Two copper layers with dielectric between them, on aluminum base
Used when circuit complexity requires routing on two layers
More expensive due to additional processing
Thermal performance slightly reduced (two dielectric layers)

Hybrid Construction

MCPCB for LED section + FR-4 for driver section
Connected via board-to-board connectors or flexible cables
Optimizes cost: expensive MCPCB only where thermal performance is needed

Aluminum vs FR-4 vs Copper Core

Feature	FR-4	Aluminum MCPCB	Copper MCPCB
Thermal conductivity	0.25 W/m·K	150-200 W/m·K	385 W/m·K
Weight	Light	Medium	Heavy
Cost	Lowest	Medium	High
Machinability	Easy	Easy	Moderate
Layer count	1-30+	1-2	1-2
Best for	Low-power LEDs	Standard-high power	Extreme power

Manufacturing Considerations

CNC routing: Aluminum requires carbide tools; cutting generates heat and chips
Drilling: Aluminum base doesn’t need plated through-holes (single layer), but pilot holes for mounting screws are common
V-scoring: Standard V-score works well on aluminum substrates
Surface finish: HASL or OSP most common for LED pads; ENIG for premium applications
Solderbility: Same as FR-4 boards — standard reflow and hand soldering work
Testing: Standard AOI and electrical testing apply

Cost Factors

Factor	Impact
Aluminum thickness	1.0mm cheapest, 3.0mm +30-50%
Dielectric grade	1 W/m·K standard; 3+ W/m·K +40-80%
Copper weight	2oz vs 1oz +15-20%
Board shape	Standard shapes cheaper; custom routing +10-20%
Quantity	Strong volume discounts above 100pcs

Typical pricing (100x100mm round, qty 100):

FR-4 1-layer: $0.30-0.50
Aluminum MCPCB (1 W/m·K): $0.80-1.50
Aluminum MCPCB (3 W/m·K): $1.50-3.00

Conclusion

Aluminum MCPCBs are the standard substrate for medium to high-power LED applications.
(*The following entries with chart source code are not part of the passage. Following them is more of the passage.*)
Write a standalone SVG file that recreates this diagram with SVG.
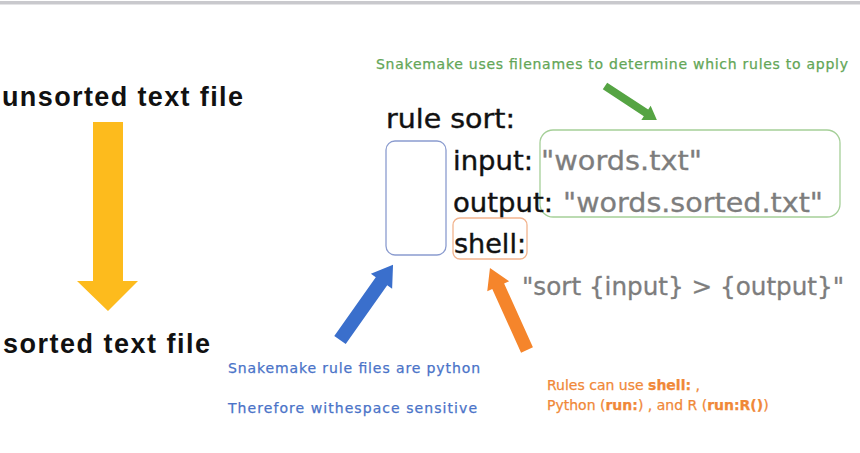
<svg xmlns="http://www.w3.org/2000/svg" width="860" height="453" viewBox="0 0 860 453">
  <style>
    .big { font-family: "Liberation Sans", Arial, sans-serif; font-weight: bold; font-size: 27px; fill: #111; }
    .code { font-family: "DejaVu Sans", "Open Sans", sans-serif; font-size: 27px; fill: #111; stroke: #111; stroke-width: 0.4; }
    .str { font-family: "DejaVu Sans", "Open Sans", sans-serif; font-size: 27px; fill: #7d7d7d; stroke: #7d7d7d; stroke-width: 0.3; }
    .cmd { font-size: 25px; }
    .note { font-family: "DejaVu Sans", "Open Sans", sans-serif; font-size: 14px; stroke-width: 0.25; }
    .green { fill: #63a657; stroke: #63a657; }
    .blue { fill: #4a73c8; stroke: #4a73c8; }
    .orange { fill: #f08838; stroke: #f08838; }
    .box { fill: none; stroke-width: 1.3; }
  </style>

  <rect width="860" height="453" fill="#ffffff"/>
  <!-- window edge at the top -->
  <rect x="0" y="1" width="860" height="3.5" fill="#c9c9cd"/>

  <g id="unsorted">
    <text class="big" x="2" y="106" textLength="241">unsorted text file</text>
  </g>
  <g id="sorted">
    <text class="big" x="3" y="353" textLength="207">sorted text file</text>
  </g>

  <g id="rule">
    <text class="code" x="386" y="128" textLength="129" lengthAdjust="spacingAndGlyphs">rule sort:</text>
  </g>
  <g id="indent-box">
    <rect class="box" x="386" y="141" width="60" height="114" rx="9" stroke="#8b9ccf"/>
  </g>
  <g id="files-box">
    <rect class="box" x="540" y="130" width="300" height="87" rx="13" stroke="#a5cf98"/>
  </g>
  <g id="input">
    <text class="code" x="453" y="170" textLength="80" lengthAdjust="spacingAndGlyphs">input:</text>
    <text class="str" x="541" y="170" textLength="161" lengthAdjust="spacingAndGlyphs">"words.txt"</text>
  </g>
  <g id="output">
    <text class="code" x="453" y="212" textLength="100" lengthAdjust="spacingAndGlyphs">output:</text>
    <text class="str" x="563" y="212" textLength="260" lengthAdjust="spacingAndGlyphs">"words.sorted.txt"</text>
  </g>
  <g id="shell">
    <rect class="box" x="453" y="218" width="74" height="41" rx="7" stroke="#f2b48e"/>
    <text class="code" x="454" y="253" textLength="72" lengthAdjust="spacingAndGlyphs">shell:</text>
    <text class="str cmd" x="522" y="295" textLength="322" lengthAdjust="spacingAndGlyphs">"sort {input} &gt; {output}"</text>
  </g>

  <g id="note-filenames">
    <text class="note green" x="376" y="69" textLength="472">Snakemake uses filenames to determine which rules to apply</text>
  </g>
  <g id="note-python">
    <text class="note blue" x="228" y="373" textLength="252">Snakemake rule files are python</text>
    <text class="note blue" x="228" y="413" textLength="249">Therefore withespace sensitive</text>
  </g>
  <g id="note-shell">
    <text class="note orange" x="547" y="390"><tspan>Rules can use </tspan><tspan font-weight="bold">shell:</tspan><tspan> ,</tspan></text>
    <text class="note orange" x="547" y="410"><tspan>Python (</tspan><tspan font-weight="bold">run:</tspan><tspan>) , and R (</tspan><tspan font-weight="bold">run:R()</tspan><tspan>)</tspan></text>
  </g>

  <g id="connectors">
    <!-- block arrow from unsorted to sorted -->
    <polygon points="93,122 123,122 123,281 138,281 108,311 77,281 93,281" fill="#fdbb1d"/>
    <!-- green pointer to the file names -->
    <path transform="translate(605,86) rotate(33.2)" d="M0,-4 L49,-4 L49,-8.5 L62,0 L49,8.5 L49,4 L0,4 Z" fill="#55a443"/>
    <!-- blue pointer to the indentation -->
    <path transform="translate(340,340) rotate(-54.8)" d="M0,-7 L72,-7 L72,-13 L92,0 L72,13 L72,7 L0,7 Z" fill="#3a6fcc"/>
    <!-- orange pointer to shell -->
    <path transform="translate(527,350) rotate(-114.3)" d="M0,-6.5 L70,-6.5 L70,-12 L90,0 L70,12 L70,6.5 L0,6.5 Z" fill="#f5852b"/>
  </g>
</svg>
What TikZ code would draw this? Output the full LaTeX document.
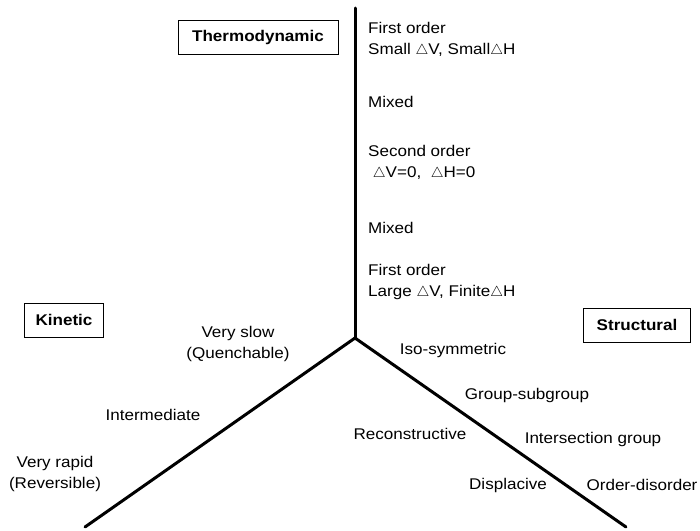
\documentclass[tikz,border=0pt]{standalone}
\usepackage{fontspec}
\setmainfont{Liberation Sans}[FakeStretch=1.1]
\usetikzlibrary{positioning}
\tikzset{
	label/.style={font=\fontsize{15.5}{21}\selectfont, align=center, inner sep=0pt},
	leftlabel/.style={label, align=left, anchor=west},
	typebox/.style={draw, font=\fontsize{15.5}{18}\selectfont\bfseries, minimum height=34pt, inner sep=0pt},
	axis/.style={line width=3pt, line cap=round}
}

\begin{document}
\begin{tikzpicture}[x=1pt, y=-1pt]
		\useasboundingbox (0, 0) rectangle (700, 530);
		%%%%% START %%%%%
		\coordinate (centre) at (355, 338);
		\coordinate (top) at (355, 8);
		\coordinate (leftend) at (85, 527);
		\coordinate (rightend) at (626, 527);
		
		\draw[axis] (top) -- (centre);
		\draw[axis] (centre) -- (leftend);
		\draw[axis] (centre) -- (rightend);
		
		% the three kinds
		\node[typebox, minimum width=160pt] (thermo) at (258, 37) {Thermodynamic};
		\node[typebox, minimum width=79pt] (kinetic) at (64, 320) {Kinetic};
		\node[typebox, minimum width=107pt] (struct) at (637, 325) {Structural};
		
		% thermodynamic
		\node[leftlabel] (first1) at (368, 40) {First order\\Small $\triangle$V, Small$\triangle$H};
		\node[leftlabel] (mixed1) at (368, 102) {Mixed};
		\node[leftlabel] (second) at (368, 163) {Second order\\\ $\triangle$V=0, \ $\triangle$H=0};
		\node[leftlabel] (mixed2) at (368, 228) {Mixed};
		\node[leftlabel] (first2) at (368, 282) {First order\\Large $\triangle$V, Finite$\triangle$H};
		
		% kinetic
		\node[label] (slow) at (238, 344) {Very slow\\(Quenchable)};
		\node[label] (inter) at (153, 415) {Intermediate};
		\node[label] (rapid) at (55, 474) {Very rapid\\(Reversible)};
		
		% structural
		\node[label] (iso) at (453, 350) {Iso-symmetric};
		\node[label] (groupsub) at (527, 395) {Group-subgroup};
		\node[label] (recon) at (410, 434) {Reconstructive};
		\node[label] (intersect) at (593, 439) {Intersection group};
		\node[label] (displ) at (508, 485) {Displacive};
		\node[label] (order) at (642, 485) {Order-disorder};
		%%%%% END %%%%%
\end{tikzpicture}
\end{document}
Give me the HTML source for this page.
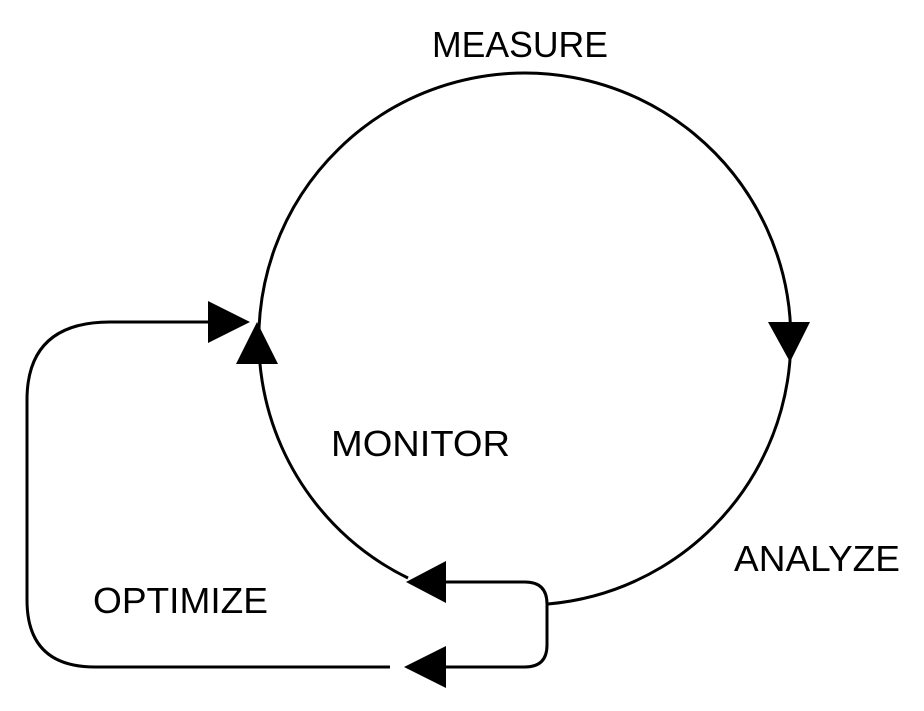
<!DOCTYPE html>
<html><head><meta charset="utf-8"><style>
html,body{margin:0;padding:0;background:#fff;}
svg{display:block;}
text{font-family:"Liberation Sans",sans-serif;font-size:36px;fill:#000;}
</style></head><body>
<svg width="924" height="711" viewBox="0 0 924 711">
<g fill="none" stroke="#000" stroke-width="3">
<path d="M 408 578 A 266 266 0 1 1 548 604"/>
<path d="M 446 582 L 525 582 Q 547 582 547 604 L 547 645 Q 547 667 525 667 L 446 667"/>
<path d="M 390 667 L 95 667 Q 27 667 27 600 L 27 400 Q 27 322 110 322 L 210 322"/>
</g>
<g fill="#000">
<polygon points="406,582 446,561 446,603"/>
<polygon points="404,667 446,646 446,688"/>
<polygon points="250,322 208,301 208,343"/>
<polygon points="257,322 236,364 278,364"/>
<polygon points="790,362 768,322 810,322"/>
</g>
<text x="432" y="57" textLength="176" lengthAdjust="spacingAndGlyphs">MEASURE</text>
<text x="331" y="456" textLength="179" lengthAdjust="spacingAndGlyphs">MONITOR</text>
<text x="734" y="571" textLength="166" lengthAdjust="spacingAndGlyphs">ANALYZE</text>
<text x="93" y="613" textLength="175" lengthAdjust="spacingAndGlyphs">OPTIMIZE</text>
</svg>
</body></html>
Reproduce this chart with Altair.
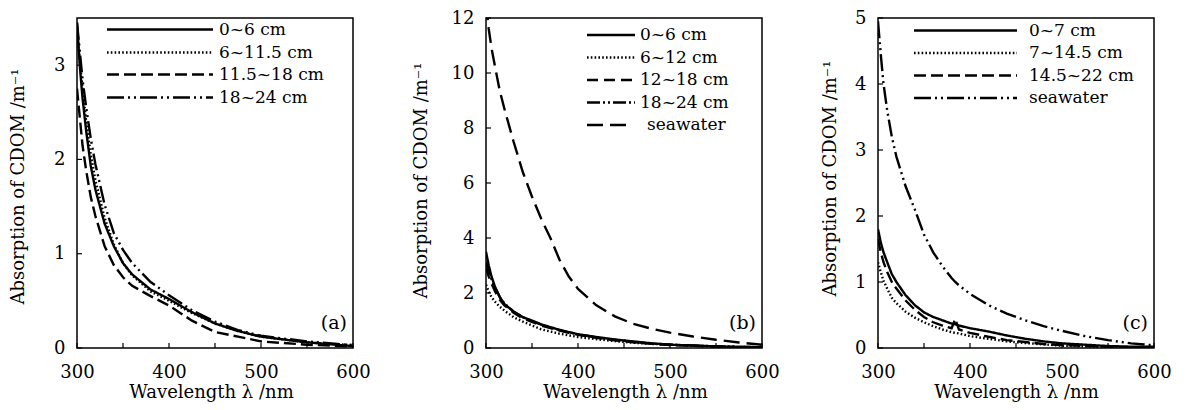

Their superior thermal performance directly translates to brighter, longer-lasting, more efficient LED products. For most LED lighting designs, a single-layer aluminum MCPCB with 1-3 W/m·K dielectric provides the optimal balance of thermal performance and cost. Engage your MCPCB manufacturer early to select the right dielectric grade and aluminum thickness for your specific thermal requirements.